Enhancing Policy Gradient for Traveling Salesman Problem with Data Augmented Behavior Cloning

Yunchao Zhang, Kewen Liao, Zhibin Liao, Longkun Guo

Published: 01 Jan 2024, Last Modified: 26 Jul 2025PAKDD (2) 2024EveryoneRevisionsBibTeXCC BY-SA 4.0

Abstract: The use of deep reinforcement learning (DRL) techniques to solve classical combinatorial optimization problems like the Traveling Salesman Problem (TSP) has garnered considerable attention due to its advantage of flexible and fast model-based inference. However, DRL training often suffers low efficiency and scalability, which hinders model generalization.
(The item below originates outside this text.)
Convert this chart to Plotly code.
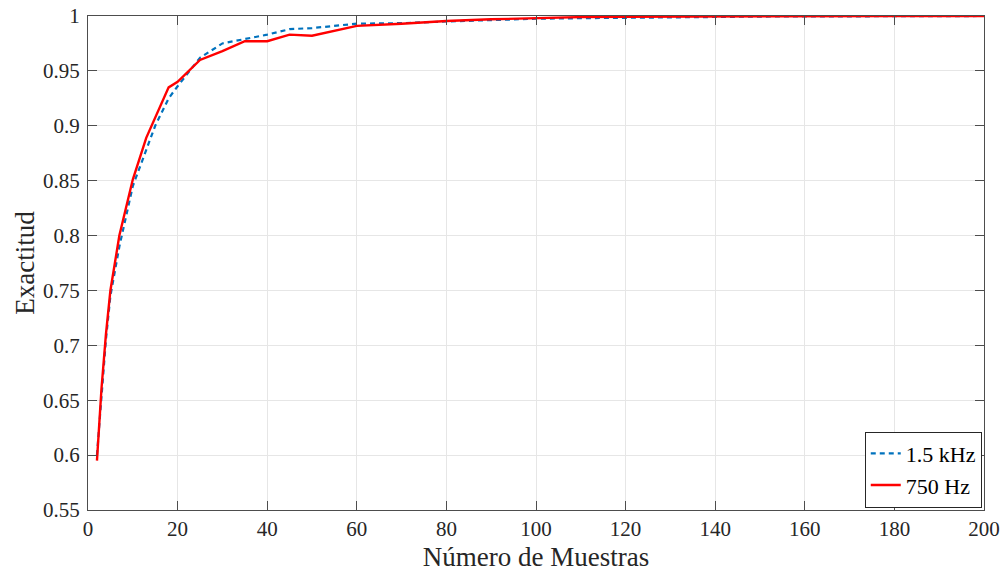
import plotly.graph_objects as go

# Number of samples
n_samples = [2, 3, 4, 5, 7, 10, 13, 15, 18, 20, 25, 30, 35, 40, 45, 50,
             60, 70, 80, 90, 100, 110, 120, 130, 140, 150, 160, 170, 180, 190, 200]

# Accuracy at 1.5 kHz sampling
acc_1k5 = [0.60, 0.655, 0.705, 0.745, 0.79, 0.845, 0.878, 0.90, 0.925, 0.936,
           0.962, 0.975, 0.979, 0.983, 0.988, 0.989,
           0.993, 0.9935, 0.995, 0.9965, 0.9975, 0.998, 0.9985, 0.999, 0.9993,
           0.9995, 0.9996, 0.9997, 0.9998, 0.9999, 1.0]

# Accuracy at 750 Hz sampling
acc_750 = [0.595, 0.66, 0.71, 0.75, 0.80, 0.851, 0.889, 0.907, 0.935, 0.940,
           0.960, 0.968, 0.977, 0.977, 0.983, 0.982,
           0.991, 0.993, 0.9955, 0.997, 0.998, 0.999, 0.9993, 0.9995, 0.9997,
           0.9998, 0.9999, 1.0, 1.0, 1.0, 1.0]

x_ticks = [0, 20, 40, 60, 80, 100, 120, 140, 160, 180, 200]
y_ticks = [0.55, 0.6, 0.65, 0.7, 0.75, 0.8, 0.85, 0.9, 0.95, 1.0]
y_tick_text = ["0.55", "0.6", "0.65", "0.7", "0.75", "0.8", "0.85", "0.9", "0.95", "1"]

FONT = "Liberation Serif, Times New Roman, serif"
AXIS_COLOR = "#4d4d4d"

fig = go.Figure()
fig.add_trace(go.Scatter(
    x=n_samples, y=acc_1k5, mode="lines", name="1.5 kHz",
    line=dict(color="#0072BD", width=2.2, dash="5px,4px"),
))
fig.add_trace(go.Scatter(
    x=n_samples, y=acc_750, mode="lines", name="750 Hz",
    line=dict(color="#FF0000", width=2.4),
))

axis_common = dict(
    showline=True, linecolor=AXIS_COLOR, linewidth=1.3, mirror="ticks",
    ticks="inside", ticklen=9, tickwidth=1.2, tickcolor=AXIS_COLOR,
    showgrid=True, gridcolor="#e6e6e6", gridwidth=1,
    zeroline=False, automargin=False,
    tickfont=dict(family=FONT, size=21, color="#262626"),
)

fig.update_layout(
    width=1005, height=575,
    margin=dict(l=88, r=21, t=16, b=65),
    paper_bgcolor="white", plot_bgcolor="white",
    font=dict(family=FONT, size=21, color="#262626"),
    xaxis=dict(
        range=[0, 200], tickvals=x_ticks,
        title=dict(text="Número de Muestras", font=dict(family=FONT, size=27), standoff=6),
        **axis_common,
    ),
    yaxis=dict(
        range=[0.55, 1.0], tickvals=y_ticks, ticktext=y_tick_text,
        title=dict(text="Exactitud", font=dict(family=FONT, size=27), standoff=0),
        ticklabelstandoff=3,
        **axis_common,
    ),
    legend=dict(
        x=0.9975, y=0.005, xanchor="right", yanchor="bottom",
        bgcolor="white", bordercolor="#262626", borderwidth=1,
        font=dict(family=FONT, size=22, color="#000000"),
        itemwidth=30, tracegroupgap=0,
    ),
    showlegend=True,
)

fig.write_html("out.html")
This paper proposes a simple yet effective pre-training method that utilizes behavior cloning to initialize neural network parameters for policy gradient DRL. To alleviate the need for large amounts of demonstrations in behavior cloning, we exploit the symmetry of TSP solutions for augmentation. Our method is demonstrated by enhancing the state-of-the-art policy gradient models Attention and POMO for the TSP. Experimental results show that the optimality gap of the solution is significantly reduced while the DRL training time is greatly shortened. This also enables effective and efficient solving of larger TSP instances.